It hit me somewhere over the Pacific, on one of the longest flights in the world, from San Francisco to Singapore.
Somewhere between the bad coffee, movie binging, and unsuccessfully trying to sleep sitting upright on a 17-hour flight, one thing kept standing out to me:
Big journeys never go exactly as planned.
The flight crew certainly doesn’t expect it. They are fully prepared for weather changes, mechanical issues, unexpected air traffic control delays, and an endless variety of passenger drama. Their systems are built around monitoring and recalibrating, not assuming the original plan will unfold perfectly.
Yet in organizations, we often expect the opposite.
We define a strategy, announce the vision, rally the team… and then act as though changing course means something must be wrong. Some even get defensive.
But adapting isn’t failure. It’s a practical recognition that risk doesn’t disappear once the strategy launches.
Conditions change. People react differently. New information shows up.

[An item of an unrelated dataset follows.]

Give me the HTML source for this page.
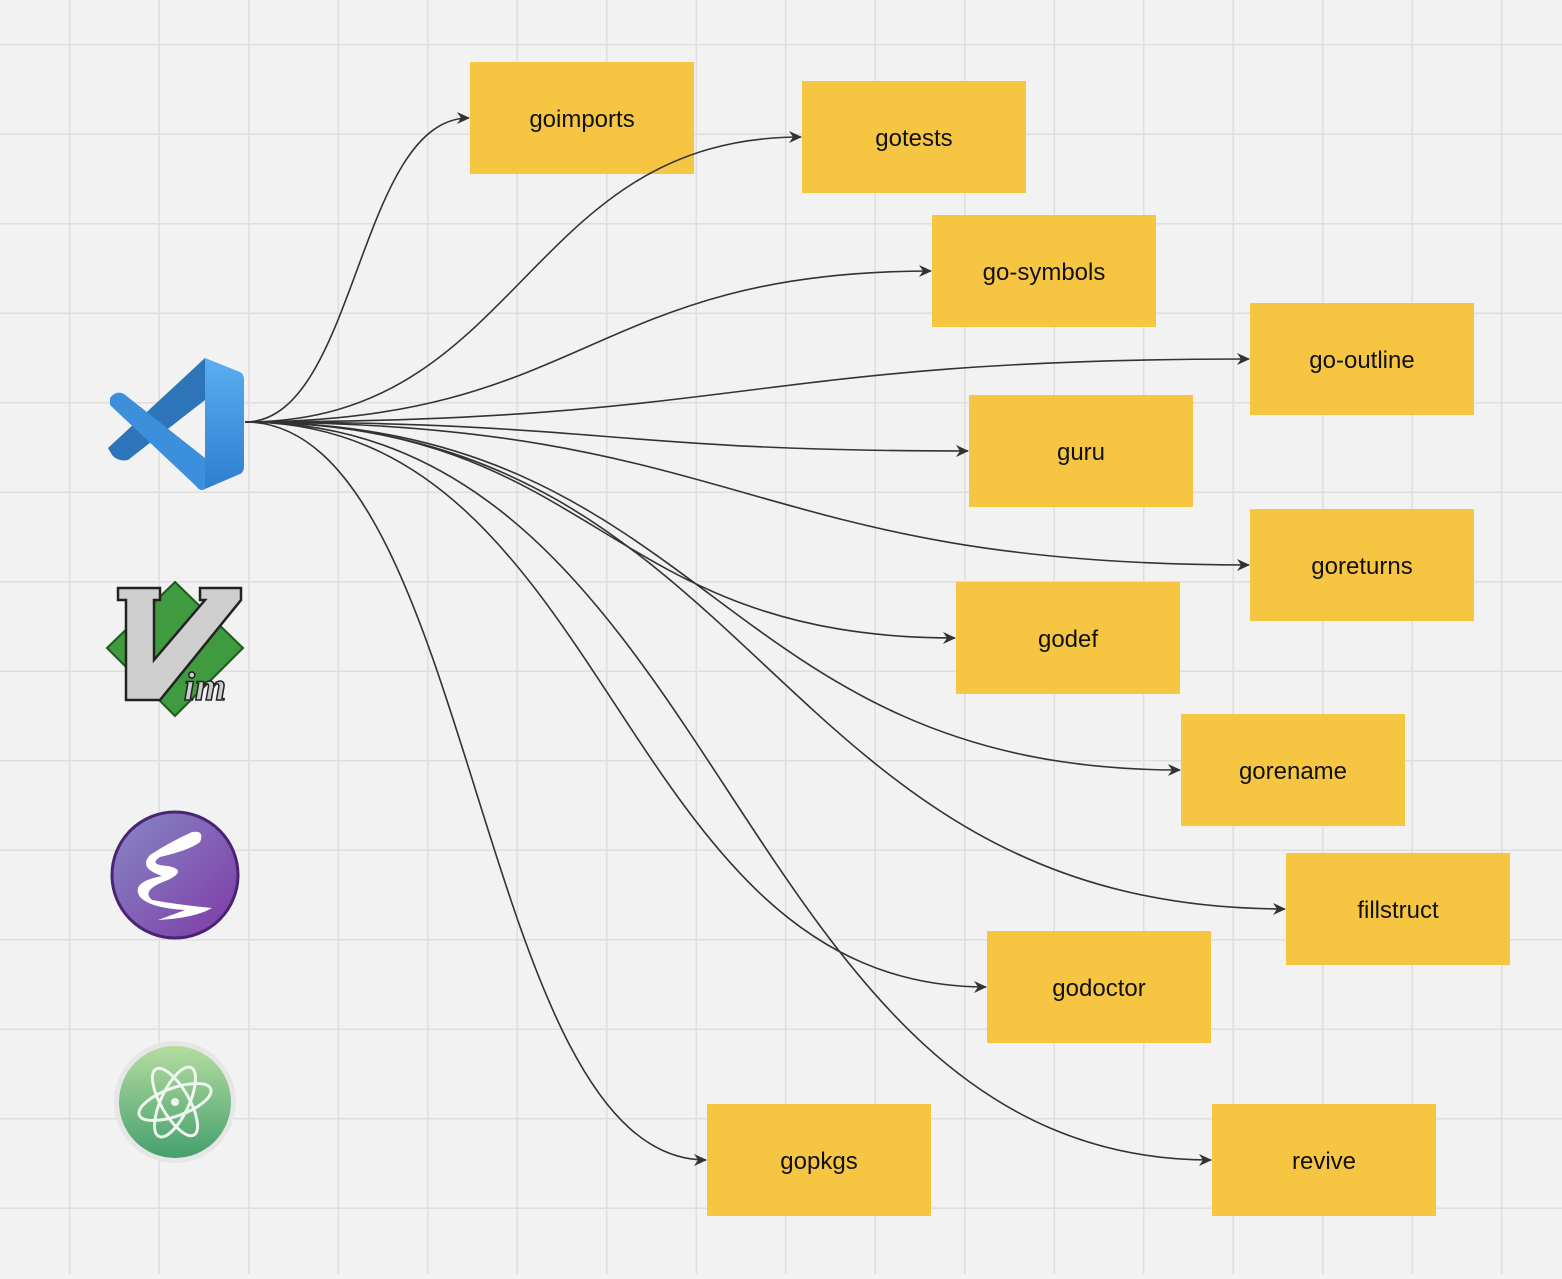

That’s why adaptive teams matter so much. They can adjust and change without losing momentum, trust, or sight of the goal.
One of the greatest benefits of building adaptive teams is this:
Disruptions stop feeling like crises and start to feel like signals. Signals to pay attention, to talk openly, to adapt before small issues become major problems.
Healthy teams make space for conversations like:
• What are we learning?
• Which assumptions may no longer be valid?
• What needs to change before small issues become bigger ones?
People handle uncertainty remarkably well when they are encouraged to anticipate challenges and be ready to adapt.
That’s true on airplanes. And it’s true in organizations, too.
So if you’re leading people toward a big new destination right now, the question isn’t: “How do we avoid disruption?”
Instead, the better question may be: “Are we building a team that can quickly adapt?’’
Big ideas are not built upon “perfect” strategies. They’re built by teams that know how to adapt when disruption inevitably shows up.